> _PROBLEM REQUIREMENTS_:
Starting with the first line of the listing, quote each line exactly until and including the one with "from bokeh.resources import INLINE", leaving pictures out.
## Start PROVIDED DATA
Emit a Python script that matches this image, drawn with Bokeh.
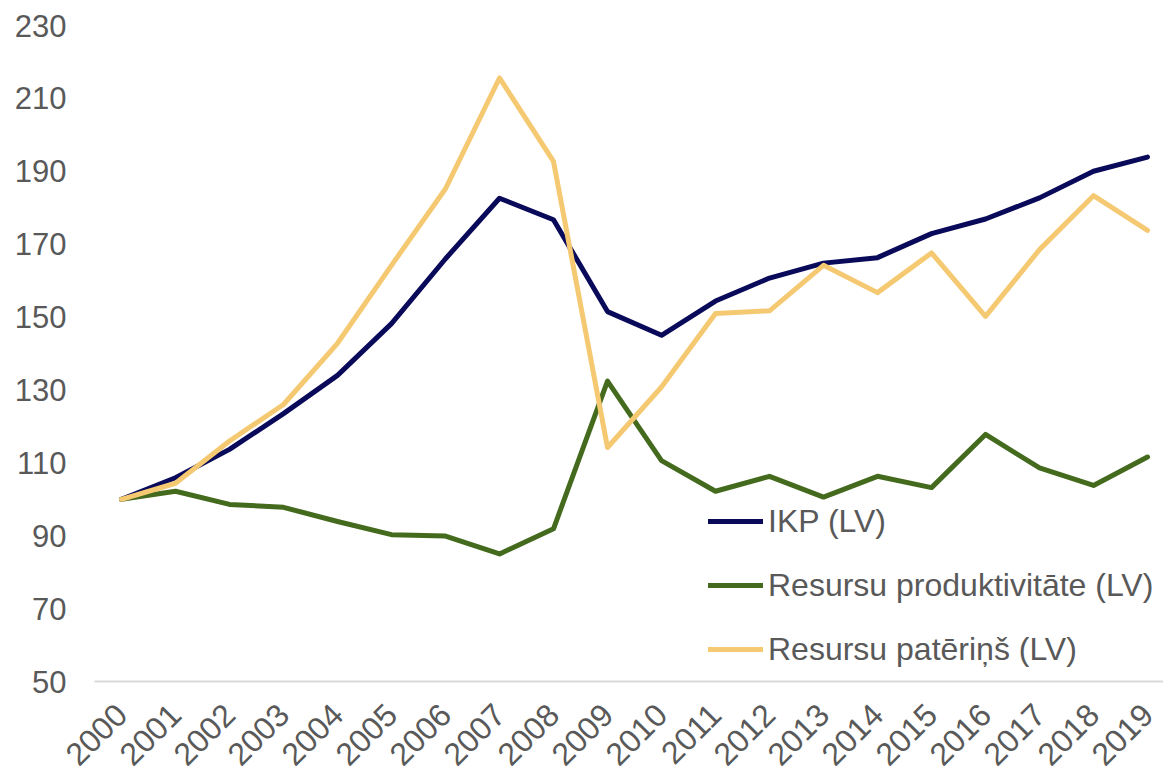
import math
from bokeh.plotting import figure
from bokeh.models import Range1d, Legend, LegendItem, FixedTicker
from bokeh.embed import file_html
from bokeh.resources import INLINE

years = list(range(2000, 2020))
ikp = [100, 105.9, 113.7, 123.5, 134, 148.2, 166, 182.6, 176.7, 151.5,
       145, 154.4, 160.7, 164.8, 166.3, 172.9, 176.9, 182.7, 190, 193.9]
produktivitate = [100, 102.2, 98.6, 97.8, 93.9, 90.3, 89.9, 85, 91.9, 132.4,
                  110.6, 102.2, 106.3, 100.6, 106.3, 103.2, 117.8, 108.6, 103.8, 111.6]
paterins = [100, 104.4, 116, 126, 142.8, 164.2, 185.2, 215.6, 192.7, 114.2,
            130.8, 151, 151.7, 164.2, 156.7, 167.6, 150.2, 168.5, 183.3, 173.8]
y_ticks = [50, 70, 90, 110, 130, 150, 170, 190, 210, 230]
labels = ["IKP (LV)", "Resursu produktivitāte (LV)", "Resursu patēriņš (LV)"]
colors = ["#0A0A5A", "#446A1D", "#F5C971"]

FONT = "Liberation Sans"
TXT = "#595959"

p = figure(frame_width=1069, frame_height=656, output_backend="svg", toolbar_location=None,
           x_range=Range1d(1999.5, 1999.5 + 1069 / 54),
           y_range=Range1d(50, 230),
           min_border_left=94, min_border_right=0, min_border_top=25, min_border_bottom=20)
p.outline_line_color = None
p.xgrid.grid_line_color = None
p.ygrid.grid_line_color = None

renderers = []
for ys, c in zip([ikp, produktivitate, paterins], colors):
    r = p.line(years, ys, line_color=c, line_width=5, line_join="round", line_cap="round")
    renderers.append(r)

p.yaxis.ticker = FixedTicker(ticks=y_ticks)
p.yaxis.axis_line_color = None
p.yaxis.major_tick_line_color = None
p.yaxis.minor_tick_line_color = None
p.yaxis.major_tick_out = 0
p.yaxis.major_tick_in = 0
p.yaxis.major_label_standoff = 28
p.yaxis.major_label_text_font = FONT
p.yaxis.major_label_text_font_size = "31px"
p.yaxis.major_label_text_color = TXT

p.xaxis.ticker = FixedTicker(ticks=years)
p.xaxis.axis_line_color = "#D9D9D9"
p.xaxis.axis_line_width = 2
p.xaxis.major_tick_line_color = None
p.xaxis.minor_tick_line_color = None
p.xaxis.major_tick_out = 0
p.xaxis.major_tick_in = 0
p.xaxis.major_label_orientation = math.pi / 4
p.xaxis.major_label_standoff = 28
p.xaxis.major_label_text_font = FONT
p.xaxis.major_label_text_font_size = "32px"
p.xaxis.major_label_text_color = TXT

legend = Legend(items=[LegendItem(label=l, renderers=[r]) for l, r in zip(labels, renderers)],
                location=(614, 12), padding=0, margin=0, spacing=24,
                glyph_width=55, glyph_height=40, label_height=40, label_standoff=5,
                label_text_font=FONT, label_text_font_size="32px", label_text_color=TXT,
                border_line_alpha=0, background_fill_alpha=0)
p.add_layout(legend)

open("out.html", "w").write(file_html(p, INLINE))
## End PROVIDED DATA
> _ANSWER TO THE PROBLEM_:
Emit a Python script that matches this image, drawn with Bokeh.
import math
from bokeh.plotting import figure
from bokeh.models import Range1d, Legend, LegendItem, FixedTicker
from bokeh.embed import file_html
from bokeh.resources import INLINE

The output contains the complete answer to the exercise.